The first time someone connects AWS Secrets Manager to a Dataproc cluster, it usually ends with a quiet curse and a half-drained coffee. Credentials disappear. Jobs fail mid-run. You’re left wondering how something called Secrets Manager could be so loud when it breaks. The good news: it works beautifully once configured with the right identity and permission flow.
At its core, AWS Secrets Manager stores application credentials securely, rotating them automatically on schedule. Dataproc, Google’s managed Spark and Hadoop service, spins up clusters fast for data transformation and analytics. Pair them, and you get controlled access to sensitive data without hardcoding keys into scripts or exposing them in instance metadata. Done right, this combo gives your cross-cloud pipelines security with the same reliability as an internal VPC.
The integration depends on two parts: identity federation and access scope. Dataproc typically authenticates with Google service accounts. AWS Secrets Manager operates through AWS IAM roles. You need a trust chain that lets the Dataproc client (often via a connector or loader job) request and decrypt secrets using temporary credentials from AWS STS. Think of it as your Dataproc job borrowing a visitor’s badge from AWS while staying inside Google’s office.
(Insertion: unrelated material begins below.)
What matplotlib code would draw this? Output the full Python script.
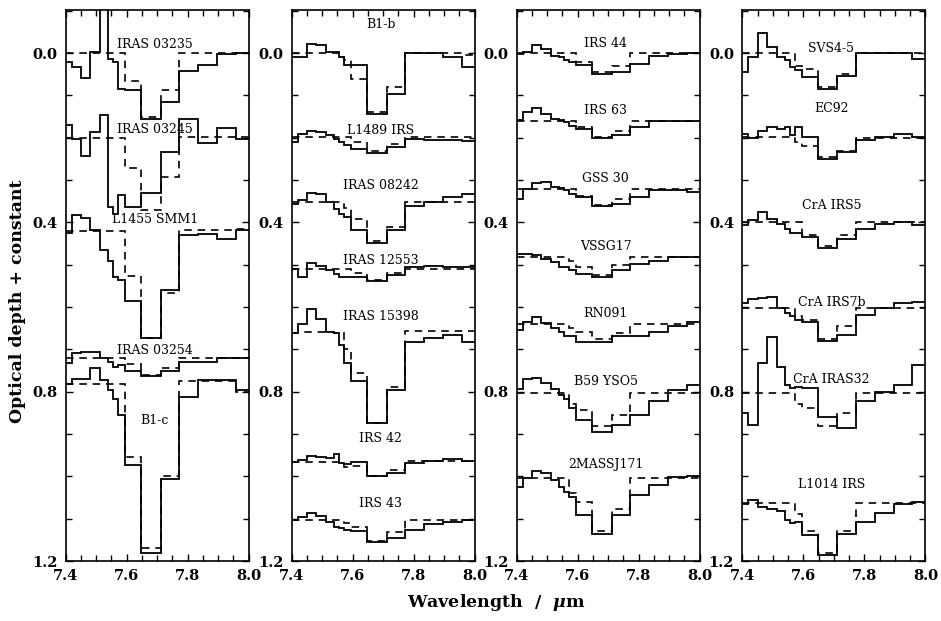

To configure it, start by defining a narrow IAM policy that only allows access to the required secret ARN. Use OIDC or assume-role federation to handle authentication. Keep tokens short-lived and rotate your secrets automatically. This keeps your developers from playing “credential archeologist” every time something expires. Logging each request through CloudTrail and Stackdriver completes the audit loop. Clean, visible, and nothing slips through the cracks.
Common traps in this setup include overbroad IAM permissions and configuration drift between cluster templates. A good rule: test secret retrieval on ephemeral clusters before deploying production jobs. That ensures the instance metadata agent isn’t caching outdated tokens. Automation tools like Terraform simplify alignment across clouds, but you’ll still need a clear mapping of who can request what and from where.